Images are not part of the copy; write out the rest of the data exactly as given.
□ □ □ □ □ □ □
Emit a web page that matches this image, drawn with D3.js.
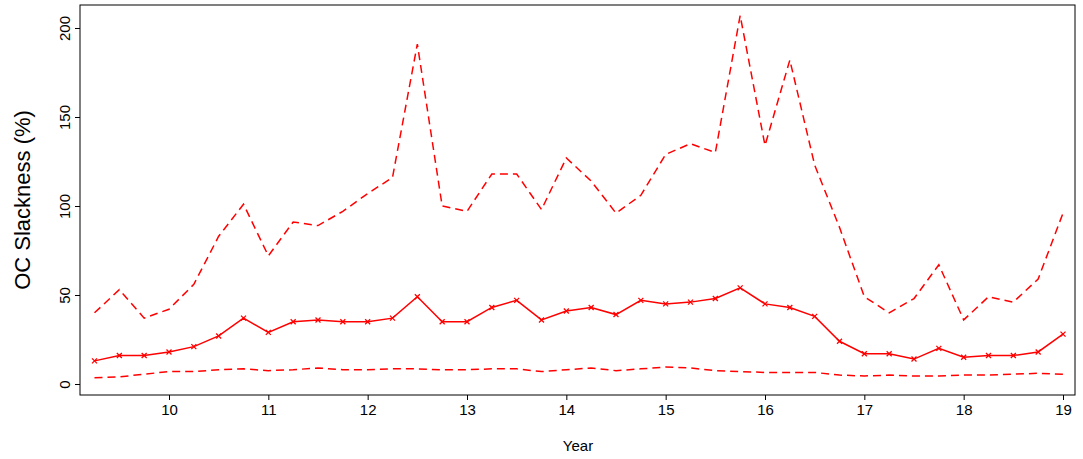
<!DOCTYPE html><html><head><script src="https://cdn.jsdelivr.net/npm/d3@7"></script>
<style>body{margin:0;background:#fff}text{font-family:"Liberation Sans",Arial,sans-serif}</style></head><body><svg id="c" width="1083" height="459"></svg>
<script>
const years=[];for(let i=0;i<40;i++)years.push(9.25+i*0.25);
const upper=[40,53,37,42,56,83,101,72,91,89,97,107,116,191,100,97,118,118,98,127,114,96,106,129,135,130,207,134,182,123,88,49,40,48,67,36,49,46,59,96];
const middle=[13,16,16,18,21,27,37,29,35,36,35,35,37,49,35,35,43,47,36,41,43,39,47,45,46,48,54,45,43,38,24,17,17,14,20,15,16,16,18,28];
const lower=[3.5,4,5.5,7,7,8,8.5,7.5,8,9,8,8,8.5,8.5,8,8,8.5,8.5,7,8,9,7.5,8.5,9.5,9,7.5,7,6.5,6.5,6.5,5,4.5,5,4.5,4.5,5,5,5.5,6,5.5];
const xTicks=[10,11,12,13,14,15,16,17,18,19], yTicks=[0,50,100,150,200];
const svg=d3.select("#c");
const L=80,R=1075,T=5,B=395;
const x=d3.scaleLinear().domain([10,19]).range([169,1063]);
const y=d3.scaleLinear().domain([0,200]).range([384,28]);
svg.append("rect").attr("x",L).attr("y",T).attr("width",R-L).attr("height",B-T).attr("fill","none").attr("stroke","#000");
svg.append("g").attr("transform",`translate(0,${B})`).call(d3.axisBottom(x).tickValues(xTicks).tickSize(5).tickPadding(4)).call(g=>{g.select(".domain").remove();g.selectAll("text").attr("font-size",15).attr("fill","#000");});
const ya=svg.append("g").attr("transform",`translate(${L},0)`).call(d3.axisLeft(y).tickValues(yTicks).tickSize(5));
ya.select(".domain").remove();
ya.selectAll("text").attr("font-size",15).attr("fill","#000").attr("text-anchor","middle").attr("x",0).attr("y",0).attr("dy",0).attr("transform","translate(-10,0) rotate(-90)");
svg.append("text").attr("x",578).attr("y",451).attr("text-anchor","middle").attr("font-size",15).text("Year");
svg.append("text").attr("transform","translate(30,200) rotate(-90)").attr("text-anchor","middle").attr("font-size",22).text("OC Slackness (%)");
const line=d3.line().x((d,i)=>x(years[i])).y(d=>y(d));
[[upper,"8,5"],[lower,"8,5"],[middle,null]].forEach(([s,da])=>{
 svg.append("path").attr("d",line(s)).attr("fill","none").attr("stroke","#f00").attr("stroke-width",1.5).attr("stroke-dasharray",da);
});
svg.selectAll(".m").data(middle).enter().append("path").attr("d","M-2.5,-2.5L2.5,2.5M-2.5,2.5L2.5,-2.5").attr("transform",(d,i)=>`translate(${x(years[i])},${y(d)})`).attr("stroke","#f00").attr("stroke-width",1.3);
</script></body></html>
□ □ □ □ □ □ □
**OUTPUT BELOW**.
Emit a web page that matches this image, drawn with D3.js.
<!DOCTYPE html><html><head><script src="https://cdn.jsdelivr.net/npm/d3@7"></script>
<style>body{margin:0;background:#fff}text{font-family:"Liberation Sans",Arial,sans-serif}</style></head><body><svg id="c" width="1083" height="459"></svg>
<script>
const years=[];for(let i=0;i<40;i++)years.push(9.25+i*0.25);
const upper=[40,53,37,42,56,83,101,72,91,89,97,107,116,191,100,97,118,118,98,127,114,96,106,129,135,130,207,134,182,123,88,49,40,48,67,36,49,46,59,96];
const middle=[13,16,16,18,21,27,37,29,35,36,35,35,37,49,35,35,43,47,36,41,43,39,47,45,46,48,54,45,43,38,24,17,17,14,20,15,16,16,18,28];
const lower=[3.5,4,5.5,7,7,8,8.5,7.5,8,9,8,8,8.5,8.5,8,8,8.5,8.5,7,8,9,7.5,8.5,9.5,9,7.5,7,6.5,6.5,6.5,5,4.5,5,4.5,4.5,5,5,5.5,6,5.5];
const xTicks=[10,11,12,13,14,15,16,17,18,19], yTicks=[0,50,100,150,200];
const svg=d3.select("#c");
const L=80,R=1075,T=5,B=395;
const x=d3.scaleLinear().domain([10,19]).range([169,1063]);
const y=d3.scaleLinear().domain([0,200]).range([384,28]);
svg.append("rect").attr("x",L).attr("y",T).attr("width",R-L).attr("height",B-T).attr("fill","none").attr("stroke","#000");
svg.append("g").attr("transform",`translate(0,${B})`).call(d3.axisBottom(x).tickValues(xTicks).tickSize(5).tickPadding(4)).call(g=>{g.select(".domain").remove();g.selectAll("text").attr("font-size",15).attr("fill","#000");});
const ya=svg.append("g").attr("transform",`translate(${L},0)`).call(d3.axisLeft(y).tickValues(yTicks).tickSize(5));
ya.select(".domain").remove();
ya.selectAll("text").attr("font-size",15).attr("fill","#000").attr("text-anchor","middle").attr("x",0).attr("y",0).attr("dy",0).attr("transform","translate(-10,0) rotate(-90)");
svg.append("text").attr("x",578).attr("y",451).attr("text-anchor","middle").attr("font-size",15).text("Year");
svg.append("text").attr("transform","translate(30,200) rotate(-90)").attr("text-anchor","middle").attr("font-size",22).text("OC Slackness (%)");
const line=d3.line().x((d,i)=>x(years[i])).y(d=>y(d));
[[upper,"8,5"],[lower,"8,5"],[middle,null]].forEach(([s,da])=>{
 svg.append("path").attr("d",line(s)).attr("fill","none").attr("stroke","#f00").attr("stroke-width",1.5).attr("stroke-dasharray",da);
});
svg.selectAll(".m").data(middle).enter().append("path").attr("d","M-2.5,-2.5L2.5,2.5M-2.5,2.5L2.5,-2.5").attr("transform",(d,i)=>`translate(${x(years[i])},${y(d)})`).attr("stroke","#f00").attr("stroke-width",1.3);
</script></body></html>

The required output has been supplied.